◆ Task prompt: Pictures stay out. Extract the lines below from the first one through the line with "const panelLetters = ['A', 'B', 'C'];", both included.
===== Given material
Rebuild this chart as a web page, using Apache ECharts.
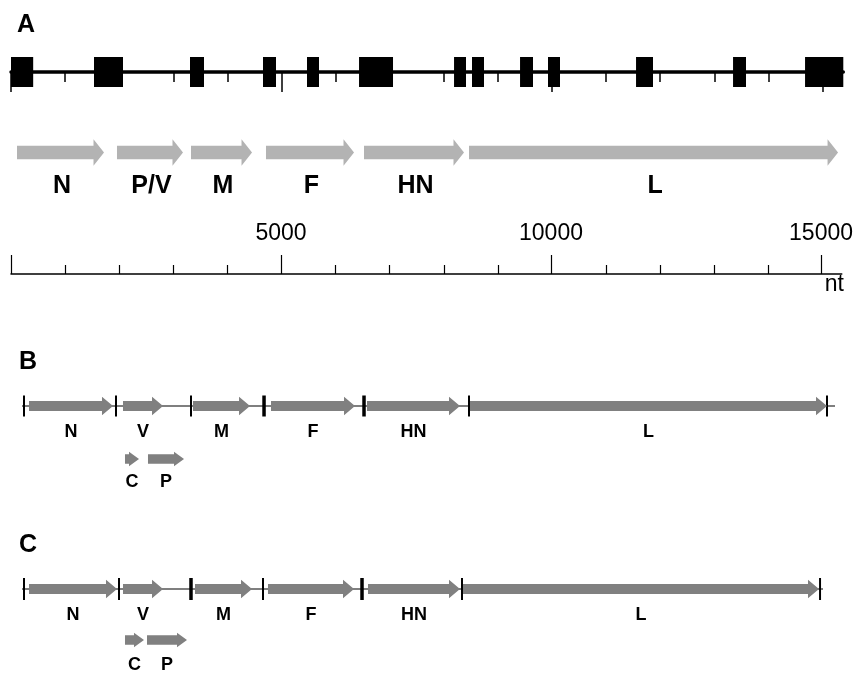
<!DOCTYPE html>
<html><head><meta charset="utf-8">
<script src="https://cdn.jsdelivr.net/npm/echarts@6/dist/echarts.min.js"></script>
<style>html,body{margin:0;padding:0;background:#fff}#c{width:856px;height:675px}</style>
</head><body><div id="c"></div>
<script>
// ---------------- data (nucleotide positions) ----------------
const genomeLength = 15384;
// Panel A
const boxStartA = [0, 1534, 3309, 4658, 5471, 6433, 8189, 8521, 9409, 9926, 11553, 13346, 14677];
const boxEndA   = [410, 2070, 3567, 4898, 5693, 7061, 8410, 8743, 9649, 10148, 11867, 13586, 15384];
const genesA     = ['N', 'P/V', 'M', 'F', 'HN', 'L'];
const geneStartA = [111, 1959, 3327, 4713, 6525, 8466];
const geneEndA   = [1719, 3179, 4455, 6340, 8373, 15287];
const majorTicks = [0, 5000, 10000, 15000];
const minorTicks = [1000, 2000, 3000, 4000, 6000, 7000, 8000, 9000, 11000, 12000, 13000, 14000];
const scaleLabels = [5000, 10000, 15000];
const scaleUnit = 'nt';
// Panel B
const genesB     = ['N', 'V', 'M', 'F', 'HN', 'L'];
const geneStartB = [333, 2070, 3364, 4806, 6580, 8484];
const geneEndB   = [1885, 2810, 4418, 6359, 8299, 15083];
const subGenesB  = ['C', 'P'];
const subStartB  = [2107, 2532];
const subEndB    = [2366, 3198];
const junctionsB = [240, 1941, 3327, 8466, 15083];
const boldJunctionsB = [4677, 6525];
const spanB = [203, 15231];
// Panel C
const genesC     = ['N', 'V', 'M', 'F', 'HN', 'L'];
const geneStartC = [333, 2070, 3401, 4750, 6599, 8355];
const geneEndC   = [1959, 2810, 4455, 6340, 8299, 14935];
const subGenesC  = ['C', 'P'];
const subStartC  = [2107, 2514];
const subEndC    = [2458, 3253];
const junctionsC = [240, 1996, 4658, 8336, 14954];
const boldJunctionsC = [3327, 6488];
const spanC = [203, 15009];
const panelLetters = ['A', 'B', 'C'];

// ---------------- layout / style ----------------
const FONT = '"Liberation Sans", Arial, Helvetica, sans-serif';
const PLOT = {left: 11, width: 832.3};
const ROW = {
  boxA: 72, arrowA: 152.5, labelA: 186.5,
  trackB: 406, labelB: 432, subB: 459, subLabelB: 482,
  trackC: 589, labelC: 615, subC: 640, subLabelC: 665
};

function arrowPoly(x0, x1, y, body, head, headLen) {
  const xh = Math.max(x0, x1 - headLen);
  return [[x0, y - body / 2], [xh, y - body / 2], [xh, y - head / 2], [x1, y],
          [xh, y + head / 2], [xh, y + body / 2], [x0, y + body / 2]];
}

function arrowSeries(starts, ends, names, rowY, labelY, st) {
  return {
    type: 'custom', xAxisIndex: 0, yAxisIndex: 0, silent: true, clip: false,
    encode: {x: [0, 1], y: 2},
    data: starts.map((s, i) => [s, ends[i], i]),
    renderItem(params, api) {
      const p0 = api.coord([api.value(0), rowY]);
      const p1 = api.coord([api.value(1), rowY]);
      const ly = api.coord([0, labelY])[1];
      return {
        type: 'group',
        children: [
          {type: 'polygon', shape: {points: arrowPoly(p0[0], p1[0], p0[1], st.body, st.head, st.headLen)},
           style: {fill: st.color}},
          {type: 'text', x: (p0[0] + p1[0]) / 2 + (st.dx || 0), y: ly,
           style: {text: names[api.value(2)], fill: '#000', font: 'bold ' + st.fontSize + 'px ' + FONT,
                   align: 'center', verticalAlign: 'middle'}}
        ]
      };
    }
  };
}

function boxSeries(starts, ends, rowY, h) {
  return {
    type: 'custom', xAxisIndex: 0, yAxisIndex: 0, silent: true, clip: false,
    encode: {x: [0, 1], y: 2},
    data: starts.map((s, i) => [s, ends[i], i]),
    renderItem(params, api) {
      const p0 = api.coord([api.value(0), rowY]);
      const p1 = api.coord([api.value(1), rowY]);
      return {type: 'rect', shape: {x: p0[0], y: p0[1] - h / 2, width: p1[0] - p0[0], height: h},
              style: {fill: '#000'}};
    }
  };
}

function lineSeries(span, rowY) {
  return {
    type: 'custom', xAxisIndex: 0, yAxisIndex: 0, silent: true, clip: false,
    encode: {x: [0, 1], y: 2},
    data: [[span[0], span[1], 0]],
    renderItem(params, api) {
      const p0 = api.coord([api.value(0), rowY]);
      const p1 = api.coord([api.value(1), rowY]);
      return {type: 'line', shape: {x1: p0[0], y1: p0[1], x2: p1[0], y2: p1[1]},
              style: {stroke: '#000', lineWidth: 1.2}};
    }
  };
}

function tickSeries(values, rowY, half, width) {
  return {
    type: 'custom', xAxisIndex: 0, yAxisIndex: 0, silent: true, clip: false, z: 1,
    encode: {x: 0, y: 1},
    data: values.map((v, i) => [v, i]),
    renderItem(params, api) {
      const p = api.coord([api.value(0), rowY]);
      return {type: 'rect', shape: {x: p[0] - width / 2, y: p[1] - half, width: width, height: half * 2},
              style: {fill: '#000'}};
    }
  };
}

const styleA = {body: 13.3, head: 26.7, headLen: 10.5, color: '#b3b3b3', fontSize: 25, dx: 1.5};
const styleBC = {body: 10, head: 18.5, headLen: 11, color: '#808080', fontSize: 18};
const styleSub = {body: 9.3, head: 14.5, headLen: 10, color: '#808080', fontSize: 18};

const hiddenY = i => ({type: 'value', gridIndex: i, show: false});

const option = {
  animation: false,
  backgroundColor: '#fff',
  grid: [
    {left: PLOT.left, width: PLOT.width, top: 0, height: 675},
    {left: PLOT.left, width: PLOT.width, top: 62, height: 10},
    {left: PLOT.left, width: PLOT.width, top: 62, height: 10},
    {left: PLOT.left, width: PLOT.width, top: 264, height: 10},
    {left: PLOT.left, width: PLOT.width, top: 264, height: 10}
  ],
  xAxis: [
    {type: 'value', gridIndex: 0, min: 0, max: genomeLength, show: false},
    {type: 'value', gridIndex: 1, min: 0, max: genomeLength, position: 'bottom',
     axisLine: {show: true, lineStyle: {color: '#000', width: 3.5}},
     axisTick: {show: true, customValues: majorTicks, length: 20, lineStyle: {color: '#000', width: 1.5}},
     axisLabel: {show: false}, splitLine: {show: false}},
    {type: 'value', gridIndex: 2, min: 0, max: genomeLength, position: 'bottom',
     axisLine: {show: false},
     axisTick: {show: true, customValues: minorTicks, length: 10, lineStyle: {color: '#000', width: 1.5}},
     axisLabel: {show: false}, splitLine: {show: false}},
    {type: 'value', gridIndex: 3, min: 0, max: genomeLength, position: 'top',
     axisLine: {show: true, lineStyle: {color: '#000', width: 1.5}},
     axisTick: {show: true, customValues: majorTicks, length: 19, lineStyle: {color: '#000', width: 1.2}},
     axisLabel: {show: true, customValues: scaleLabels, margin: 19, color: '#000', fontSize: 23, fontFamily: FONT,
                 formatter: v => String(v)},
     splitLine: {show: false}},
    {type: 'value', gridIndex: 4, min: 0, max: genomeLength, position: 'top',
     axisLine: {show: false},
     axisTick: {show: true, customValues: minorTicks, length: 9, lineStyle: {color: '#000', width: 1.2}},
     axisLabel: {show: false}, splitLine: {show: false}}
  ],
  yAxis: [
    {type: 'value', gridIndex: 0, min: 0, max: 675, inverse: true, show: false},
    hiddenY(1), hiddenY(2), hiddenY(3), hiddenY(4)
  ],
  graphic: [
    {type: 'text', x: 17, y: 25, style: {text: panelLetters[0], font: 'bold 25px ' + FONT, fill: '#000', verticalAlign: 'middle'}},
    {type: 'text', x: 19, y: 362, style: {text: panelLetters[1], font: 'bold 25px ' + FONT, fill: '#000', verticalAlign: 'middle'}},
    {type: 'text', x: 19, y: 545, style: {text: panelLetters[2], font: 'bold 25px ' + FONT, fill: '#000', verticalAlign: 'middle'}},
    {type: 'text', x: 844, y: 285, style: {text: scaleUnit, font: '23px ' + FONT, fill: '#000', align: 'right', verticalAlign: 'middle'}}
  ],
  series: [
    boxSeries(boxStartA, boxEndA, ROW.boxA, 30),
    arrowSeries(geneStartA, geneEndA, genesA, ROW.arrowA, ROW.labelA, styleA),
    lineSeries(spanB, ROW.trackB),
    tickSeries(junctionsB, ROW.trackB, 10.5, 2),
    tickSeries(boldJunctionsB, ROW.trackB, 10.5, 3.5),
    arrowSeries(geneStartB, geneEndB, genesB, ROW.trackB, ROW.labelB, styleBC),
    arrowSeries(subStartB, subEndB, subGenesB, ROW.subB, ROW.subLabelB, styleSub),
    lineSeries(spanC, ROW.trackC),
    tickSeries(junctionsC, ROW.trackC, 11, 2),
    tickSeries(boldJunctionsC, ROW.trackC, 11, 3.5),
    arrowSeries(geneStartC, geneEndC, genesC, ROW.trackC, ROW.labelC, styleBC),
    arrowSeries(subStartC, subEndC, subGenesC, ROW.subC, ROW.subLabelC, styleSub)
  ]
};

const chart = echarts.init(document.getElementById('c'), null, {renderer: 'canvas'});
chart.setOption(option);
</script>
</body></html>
==========
◆ Result for this task:
Rebuild this chart as a web page, using Apache ECharts.
<!DOCTYPE html>
<html><head><meta charset="utf-8">
<script src="https://cdn.jsdelivr.net/npm/echarts@6/dist/echarts.min.js"></script>
<style>html,body{margin:0;padding:0;background:#fff}#c{width:856px;height:675px}</style>
</head><body><div id="c"></div>
<script>
// ---------------- data (nucleotide positions) ----------------
const genomeLength = 15384;
// Panel A
const boxStartA = [0, 1534, 3309, 4658, 5471, 6433, 8189, 8521, 9409, 9926, 11553, 13346, 14677];
const boxEndA   = [410, 2070, 3567, 4898, 5693, 7061, 8410, 8743, 9649, 10148, 11867, 13586, 15384];
const genesA     = ['N', 'P/V', 'M', 'F', 'HN', 'L'];
const geneStartA = [111, 1959, 3327, 4713, 6525, 8466];
const geneEndA   = [1719, 3179, 4455, 6340, 8373, 15287];
const majorTicks = [0, 5000, 10000, 15000];
const minorTicks = [1000, 2000, 3000, 4000, 6000, 7000, 8000, 9000, 11000, 12000, 13000, 14000];
const scaleLabels = [5000, 10000, 15000];
const scaleUnit = 'nt';
// Panel B
const genesB     = ['N', 'V', 'M', 'F', 'HN', 'L'];
const geneStartB = [333, 2070, 3364, 4806, 6580, 8484];
const geneEndB   = [1885, 2810, 4418, 6359, 8299, 15083];
const subGenesB  = ['C', 'P'];
const subStartB  = [2107, 2532];
const subEndB    = [2366, 3198];
const junctionsB = [240, 1941, 3327, 8466, 15083];
const boldJunctionsB = [4677, 6525];
const spanB = [203, 15231];
// Panel C
const genesC     = ['N', 'V', 'M', 'F', 'HN', 'L'];
const geneStartC = [333, 2070, 3401, 4750, 6599, 8355];
const geneEndC   = [1959, 2810, 4455, 6340, 8299, 14935];
const subGenesC  = ['C', 'P'];
const subStartC  = [2107, 2514];
const subEndC    = [2458, 3253];
const junctionsC = [240, 1996, 4658, 8336, 14954];
const boldJunctionsC = [3327, 6488];
const spanC = [203, 15009];
const panelLetters = ['A', 'B', 'C'];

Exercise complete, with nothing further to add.